Source code of charts:
####
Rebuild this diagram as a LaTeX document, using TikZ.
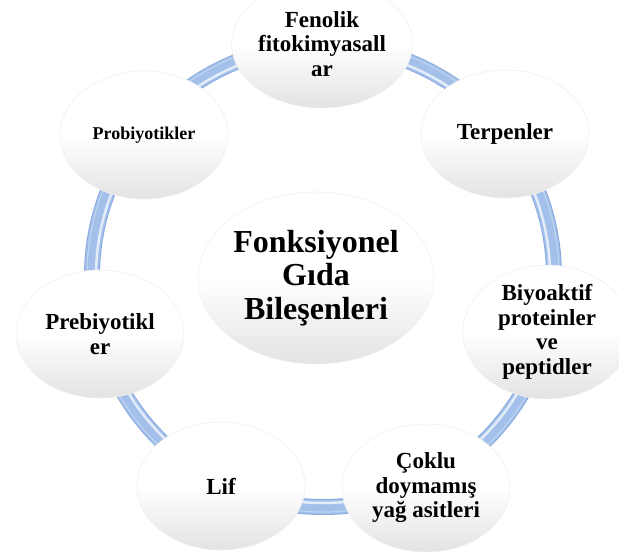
\documentclass[tikz,border=0pt]{standalone}
\usepackage{fontspec}
\setmainfont{Liberation Serif}
\usetikzlibrary{shapes.geometric}
\definecolor{ringblue}{RGB}{162,192,234}
\definecolor{ringedge}{RGB}{138,170,222}
\tikzset{
  bubble/.style={ellipse, inner sep=0pt, minimum width=168pt, minimum height=128pt,
    draw=black!6, line width=0.6pt,
    top color=white, bottom color=black!11, middle color=white,
    align=center, font=\bfseries\fontsize{23}{24.5}\selectfont},
  hub/.style={bubble, minimum width=236pt, minimum height=172pt,
    font=\bfseries\fontsize{32}{33.5}\selectfont},
  smalltext/.style={font=\bfseries\fontsize{18}{20}\selectfont}
}
\begin{document}
\begin{tikzpicture}[x=1pt,y=-1pt]
\useasboundingbox (0,0) rectangle (619,552);
% the cycle band behind the bubbles
\coordinate (ringc) at (323,276);
\draw[ringedge, line width=16pt] (ringc) circle[radius=231];
\draw[ringblue, line width=14pt] (ringc) circle[radius=231];
\draw[white, opacity=0.7, line width=2.5pt] (ringc) circle[radius=227];
\draw[white, opacity=0.3, line width=1.2pt] (ringc) circle[radius=236];
% central topic
\node[hub] (core) at (316,278) {Fonksiyonel\\Gıda\\Bileşenleri};
% surrounding components
\node[bubble] (fen)  at (322,44)  {Fenolik\\fitokimyasall\\ar};
\node[bubble] (ter)  at (505,134) {Terpenler};
\node[bubble] (bio)  at (547,332) {Biyoaktif\\proteinler\\ve\\peptidler};
\node[bubble] (cok)  at (426,488) {Çoklu\\doymamış\\yağ asitleri};
\node[bubble] (lif)  at (221,486) {Lif};
\node[bubble] (preb) at (100,334) {Prebiyotikl\\er};
\node[bubble, smalltext] (prob) at (144,135) {Probiyotikler};
\end{tikzpicture}
\end{document}
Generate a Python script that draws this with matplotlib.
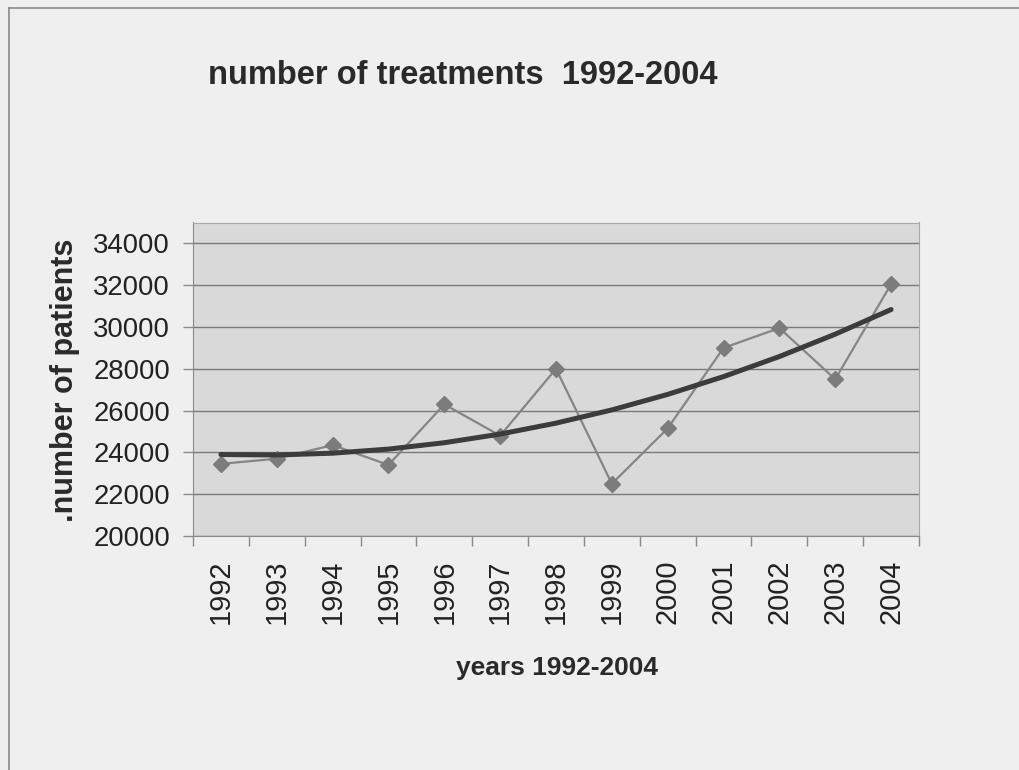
import numpy as np
import matplotlib
matplotlib.use("Agg")
import matplotlib.pyplot as plt
from matplotlib.ticker import FixedLocator, NullFormatter

plt.rcParams["font.family"] = ["Liberation Sans", "DejaVu Sans"]

# yearly treatment counts
years = ["1992", "1993", "1994", "1995", "1996", "1997", "1998",
         "1999", "2000", "2001", "2002", "2003", "2004"]
patients = [23450, 23700, 24350, 23400, 26300, 24800, 28000,
            22500, 25150, 29000, 29950, 27500, 32050]

x = np.arange(len(years))
# 2nd-order polynomial trend, as a spreadsheet trendline would draw it
coef = np.polyfit(x, patients, 2)
trend = np.polyval(coef, x)

fig = plt.figure(figsize=(10.19, 7.70), dpi=100, facecolor="#efefef")
ax = fig.add_axes([193 / 1019, 1 - 536 / 770, 726 / 1019, 313.5 / 770])
ax.set_facecolor("#d9d9d9")

ax.plot(x, patients, color="#858585", lw=1.6, marker="D", ms=8.5,
        mfc="#7c7c7c", mec="#7c7c7c", zorder=3)
ax.plot(x, trend, color="#3c3c3c", lw=3.6, solid_capstyle="round", zorder=4)

ax.set_ylim(20000, 35000)
ax.set_yticks(np.arange(20000, 34001, 2000))
ax.yaxis.grid(True, color="#7a7a7a", lw=1.0)
ax.set_axisbelow(True)
ax.tick_params(axis="y", direction="out", length=7, width=1, color="#8a8a8a",
               labelsize=19.8, pad=9.5, labelcolor="#222222")

ax.set_xlim(-0.5, len(years) - 0.5)
ax.xaxis.set_major_locator(FixedLocator(np.arange(-0.5, len(years), 1.0)))
ax.xaxis.set_major_formatter(NullFormatter())
ax.xaxis.set_minor_locator(FixedLocator(x))
ax.set_xticklabels(years, minor=True, rotation=90)
ax.tick_params(axis="x", which="major", direction="out", length=7, width=1, color="#8a8a8a")
ax.tick_params(axis="x", which="minor", length=0, labelsize=20.8, pad=17, labelcolor="#222222")

for side in ["top", "right"]:
    ax.spines[side].set_color("#a8a8a8")
for side in ["left", "bottom"]:
    ax.spines[side].set_color("#8a8a8a")

fig.text(463 / 1019, 1 - 75 / 770, "number of treatments  1992-2004", ha="center", va="center",
         fontsize=23.5, fontweight="bold", color="#2a2a2a")
fig.text(557 / 1019, 1 - 668 / 770, "years 1992-2004", ha="center", va="center",
         fontsize=19, fontweight="bold", color="#2a2a2a")
fig.text(65 / 1019, 1 - 380 / 770, ".number of patients", ha="center", va="center",
         rotation=90, fontsize=22, fontweight="bold", color="#2a2a2a")

# outer chart frame
fig.add_artist(plt.Line2D([8.5 / 1019, 1.0], [1 - 7.5 / 770] * 2, color="#8a8a8a", lw=1.2))
fig.add_artist(plt.Line2D([8.5 / 1019] * 2, [0.0, 1 - 7.5 / 770], color="#8a8a8a", lw=1.2))

fig.savefig("out.png", dpi=100, facecolor=fig.get_facecolor())
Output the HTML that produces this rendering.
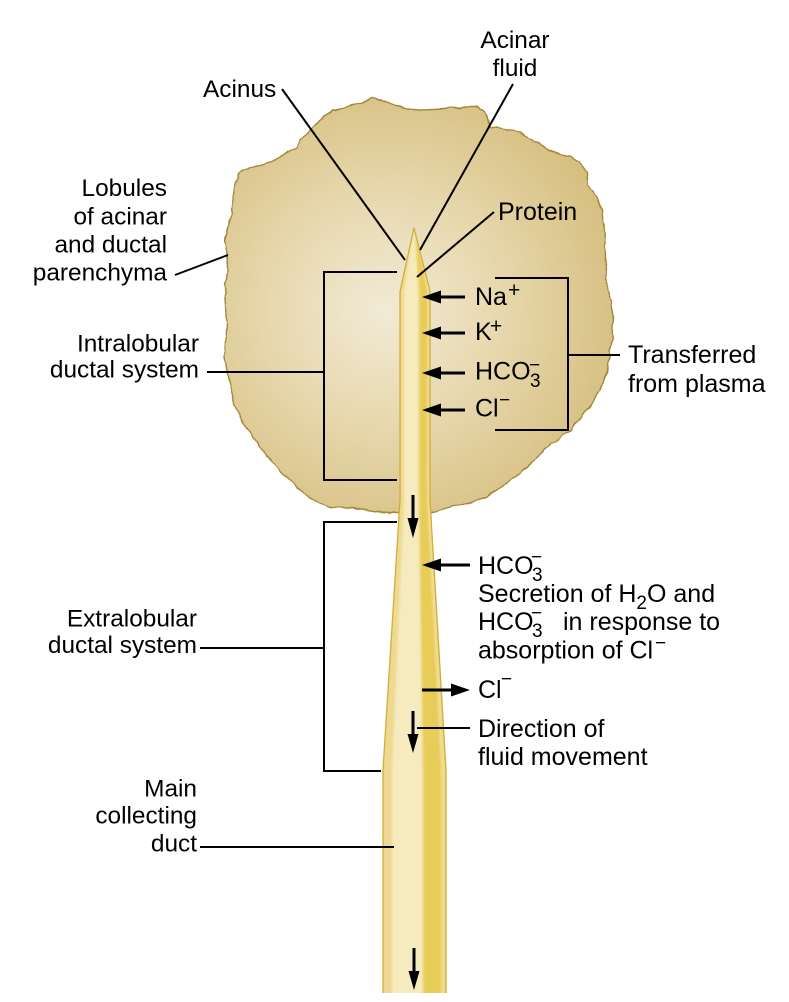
<!DOCTYPE html>
<html><head><meta charset="utf-8"><style>
html,body{margin:0;padding:0;background:#fff;}
svg{display:block;}
text{font-family:"Liberation Sans",Arial,sans-serif;font-size:24.4px;fill:#000;}
.r{font-size:25px;}
.s{font-size:19px;}
</style></head><body>
<svg width="789" height="1002" viewBox="0 0 789 1002" xmlns="http://www.w3.org/2000/svg">
<defs>
<radialGradient id="bg" gradientUnits="userSpaceOnUse" cx="385" cy="310" r="240">
<stop offset="0" stop-color="#f2ead6"/>
<stop offset="0.45" stop-color="#e8d9b0"/>
<stop offset="1" stop-color="#d6bf80"/>
</radialGradient>
<filter id="wob" x="-5%" y="-5%" width="110%" height="110%">
<feTurbulence type="fractalNoise" baseFrequency="0.09" numOctaves="2" seed="3" result="n"/>
<feDisplacementMap in="SourceGraphic" in2="n" scale="4" xChannelSelector="R" yChannelSelector="G"/>
</filter>
<filter id="bl"><feGaussianBlur stdDeviation="1.3"/></filter>
<clipPath id="dc"><path d="M414,228 L429,287 L430,292 L430,500 L446,770 L446,993 L383,993 L383,770 L400,500 L400,292 L401,287 Z"/></clipPath>
</defs>

<!-- blob -->
<path filter="url(#wob)" fill="url(#bg)" stroke="#a4873a" stroke-width="1.4" stroke-linejoin="round" d="M313,127 L323,118 L333,110 L347,107 L363,102 L373,98 L387,102 L403,108 L423,110 L443,109 L467,107 L477,107 L483,110 L487,117 L490,127 L500,128 L520,132 L533,140 L553,152 L570,157 L580,162 L587,173 L588,185 L597,197 L602,210 L605,230 L606,257 L607,290 L611,300 L613,317 L612,340 L608,367 L600,390 L587,410 L570,430 L553,443 L537,457 L527,467 L507,483 L487,497 L467,503 L447,508 L433,512 L415,514 L398,513 L380,512 L367,510 L347,508 L330,507 L313,500 L300,490 L287,477 L270,460 L253,437 L243,423 L233,400 L228,377 L225,357 L227,323 L225,290 L227,270 L228,257 L225,240 L230,222 L232,210 L233,200 L235,183 L240,173 L250,168 L267,163 L280,157 L297,147 L300,140 Z"/>

<!-- duct -->
<g clip-path="url(#dc)">
<rect x="370" y="220" width="90" height="780" fill="#f6ebbf"/>
<polygon filter="url(#bl)" fill="#efd892" points="414,228 398,292 398,500 381,770 381,995 392,995 392,770 404,500 404,292"/>
<polygon filter="url(#bl)" fill="#e8cc58" points="415,232 419,292 419,500 423,770 423,995 442,995 442,770 428,500 428,292 420,250"/>
<polygon filter="url(#bl)" fill="#efd98a" points="428,292 432,292 432,500 448,770 448,995 442,995 442,770 428,500"/>
</g>
<path fill="none" stroke="#d1ae38" stroke-width="1.3" stroke-linejoin="round" d="M446,993 L446,770 L430,500 L430,292 L429,287 L414,228 L401,287 L400,292 L400,500 L383,770 L383,993"/>

<!-- leader lines -->
<g stroke="#000" stroke-width="2" fill="none">
<line x1="282" y1="89" x2="405" y2="260"/>
<line x1="513" y1="84" x2="420" y2="250"/>
<line x1="494" y1="212" x2="417" y2="277"/>
<line x1="175" y1="275" x2="228" y2="255"/>
<path d="M397,272 H324 V480 H397"/>
<line x1="207" y1="372" x2="324" y2="372"/>
<path d="M495,278 H568 V430 H495"/>
<line x1="568" y1="355" x2="620" y2="355"/>
<path d="M397,522 H324 V771 H381"/>
<line x1="200" y1="648" x2="324" y2="648"/>
<line x1="200" y1="847" x2="394" y2="847"/>
<line x1="417" y1="728" x2="470" y2="728"/>
</g>

<!-- arrows -->
<g stroke="#000" stroke-width="3">
<line x1="465" y1="297" x2="438" y2="297"/>
<line x1="465" y1="333" x2="438" y2="333"/>
<line x1="465" y1="373" x2="438" y2="373"/>
<line x1="465" y1="410" x2="438" y2="410"/>
<line x1="470" y1="565" x2="438" y2="565"/>
<line x1="422" y1="690" x2="454" y2="690"/>
<line x1="413" y1="495" x2="413" y2="522"/>
<line x1="413" y1="711" x2="413" y2="738"/>
<line x1="414" y1="948" x2="414" y2="975"/>
</g>
<g fill="#000">
<polygon points="422,297 441,290.5 441,303.5"/>
<polygon points="422,333 441,326.5 441,339.5"/>
<polygon points="422,373 441,366.5 441,379.5"/>
<polygon points="422,410 441,403.5 441,416.5"/>
<polygon points="422,565 441,558.5 441,571.5"/>
<polygon points="470,690 451,683.5 451,696.5"/>
<polygon points="413,538 407.5,518 418.5,518"/>
<polygon points="413,753 407.5,734 418.5,734"/>
<polygon points="414,990 408.5,971 419.5,971"/>
</g>

<!-- labels -->
<text x="515" y="48" text-anchor="middle">Acinar</text>
<text x="515" y="76" text-anchor="middle">fluid</text>
<text x="203" y="97">Acinus</text>
<text class="r" x="498" y="220">Protein</text>

<text x="167" y="196" text-anchor="end">Lobules</text>
<text x="167" y="224.5" text-anchor="end">of acinar</text>
<text x="167" y="252.5" text-anchor="end">and ductal</text>
<text x="167" y="280.5" text-anchor="end">parenchyma</text>

<text x="199" y="351.5" text-anchor="end">Intralobular</text>
<text x="199" y="377.5" text-anchor="end">ductal system</text>

<text x="197" y="626.5" text-anchor="end">Extralobular</text>
<text x="197" y="653" text-anchor="end">ductal system</text>

<text x="197" y="796.5" text-anchor="end">Main</text>
<text x="197" y="823.5" text-anchor="end">collecting</text>
<text x="197" y="851.5" text-anchor="end">duct</text>

<text class="r" x="628" y="363">Transferred</text>
<text class="r" x="628" y="392">from plasma</text>

<!-- ions in lobule -->
<text class="r" x="475" y="305">Na</text>
<text x="508" y="297" style="font-size:21px">+</text>
<text class="r" x="475" y="340">K</text>
<text x="490" y="333" style="font-size:21px">+</text>
<text class="r" x="475" y="379.5">HCO</text>
<text class="s" x="530" y="387">3</text>
<text class="s" x="529" y="371">−</text>
<text class="r" x="475" y="416.5">Cl</text>
<text class="s" x="499" y="406">−</text>

<!-- extralobular text -->
<text class="r" x="478" y="574">HCO</text>
<text class="s" x="532" y="581">3</text>
<text class="s" x="531" y="563">−</text>
<text class="r" x="478" y="602">Secretion of H<tspan class="s" dy="7">2</tspan><tspan dy="-7">O and</tspan></text>
<text class="r" x="478" y="630">HCO</text>
<text class="s" x="532" y="637">3</text>
<text class="s" x="531" y="619">−</text>
<text class="r" x="563" y="630">in response to</text>
<text class="r" x="478" y="658.5">absorption of Cl</text>
<text class="s" x="655" y="649">−</text>

<text class="r" x="478" y="698">Cl</text>
<text class="s" x="501" y="685">−</text>

<text class="r" x="478" y="737">Direction of</text>
<text class="r" x="478" y="765">fluid movement</text>
</svg>
</body></html>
####
_WHAT THE TASK REQUIRES:_ Gather each line of the listing that holds the string "this".

_TASK OUTPUT:_
Rebuild this diagram as a LaTeX document, using TikZ.
Generate a Python script that draws this with matplotlib.
Output the HTML that produces this rendering.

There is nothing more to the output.